I don't know if this should go in the design forum, I won't feel be if it's moved.


----------



## sstlaure (Oct 12, 2010)

Can you just add to your current layout?

Off the lower right corner of the layout create a wye and have the stub go down into an industrial center. (maybe 2'x10') OR make the peninsula the yard. Make it so that the trains can pull in straight, uncouple, then run around the train on a drill track and feed it into the yard pushing from the back. Down at the tip of the peninsula give yourself a servicing facility for your engines.


----------



## Bman (Aug 24, 2010)

I don't have a whole lot of room for expansion. We want to eventually finish the other side of the basement and I'm pretty sure I will have to sacrifice some of the extra space I am currently using for storage.

For your other suggestion, my brain is not functioning properly today, when you refer to the peninsula, what area are you referring to. Are you referring to the area on right hand side of the picture.


----------



## sstlaure (Oct 12, 2010)

Bman said:


> I don't have a whole lot of room for expansion. We want to eventually finish the other side of the basement and I'm pretty sure I will have to sacrifice some of the extra space I am currently using for storage.
> 
> For your other suggestion, my brain is not functioning properly today, when you refer to the peninsula, what area are you referring to. Are you referring to the area on right hand side of the picture.


No....the part I was talking of adding would be the peninsula. Basically would make your table L-shaped. 

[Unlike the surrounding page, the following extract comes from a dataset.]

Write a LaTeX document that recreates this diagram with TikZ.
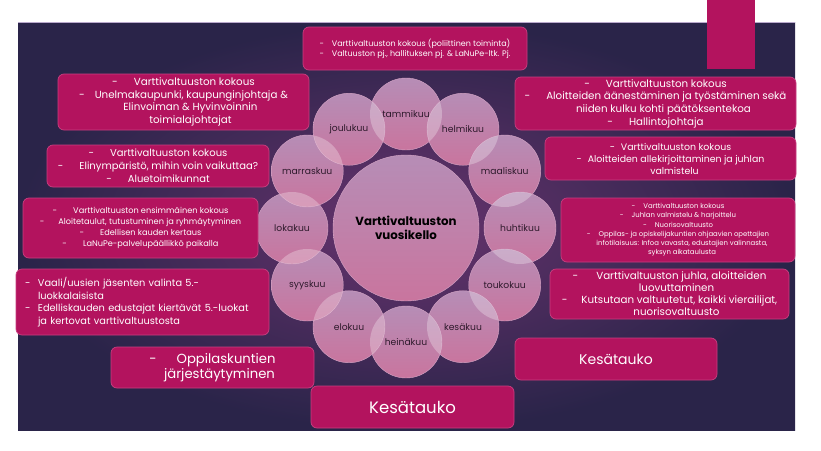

Instead of the mainline just going around the table, you'd put a tri-angular wye in the lower RH corner of your diagram. One leg goes left (mainline), 2nd leg curves right onto peninsula, 3rd leg of the wye running parallel with the 4' side of your current layout board. Trains could enter or exit the peninsula and even turn around via the wye.

Put the yard on the peninsula and change your current yard into several serviceable industries with plenty of room for spur tracks.


----------



## Bman (Aug 24, 2010)

Ok Yes, I understand perfectly now. That is a good idea, I was trying to get away with just a modification of the track for now, but I might consider something like this.
Thanks


----------



## Smokestack Lightning (Oct 31, 2010)

I really like your setup. It is along the same lines as I'm doing. But like sst said, I'm making it L-shaped so your more in the middle of the action. I would like to do U-shaped, but I don't have enough room.


----------



## Bman (Aug 24, 2010)

Well I have ripped up some of the track and reworked the yard. On my test run it was much easier to move from the inside track to the outside track without any derailments. Also, I now have a much better idea where I want the roads in my layout to go. 

I got tired of looking at the layout without any ballast down on the track so I've been busy the last couple days putting the ballast down and gluing it in place.

Now I just have to finish the yard!!


----------



## tankist (Jun 11, 2009)

i like this better, it is definetly change in right direction. 
with that i would still do couple changes to it - sacrifice 1 or 2 shortest tracks in your yard for either industry spur or engine maintenance facility. thoe tracks will not hold much anyway but thats up to you of cource 

but would devinetly add a run around and create proper arrival departure track. will add greatly to operations and usfulness of your yard


----------



## sierrarailway38 (Nov 14, 2010)

Courious how far benith the stair well can you go, If you can move your workbench to another place then you have just gained more operating space for yourself with this idea you can add a wye and more industries and allow you to run alot more trains. If this can be doen I see you have digitrax I would add a UP5 panel about 15.00$ well worth it and get yourself a UT4. now it's time to run some trains.
Hope this helps.
-Mike-


----------



## sstlaure (Oct 12, 2010)

Looks great Bman. I like tankists idea too.


----------



## Bman (Aug 24, 2010)

Ok, I made some changes to the yard and then I got on this...I'm gonna make a road kick. I really had no idea what I was doing but I thought what the hell, I just went with it. I still have to finish the road and do some landscaping to finish it all off.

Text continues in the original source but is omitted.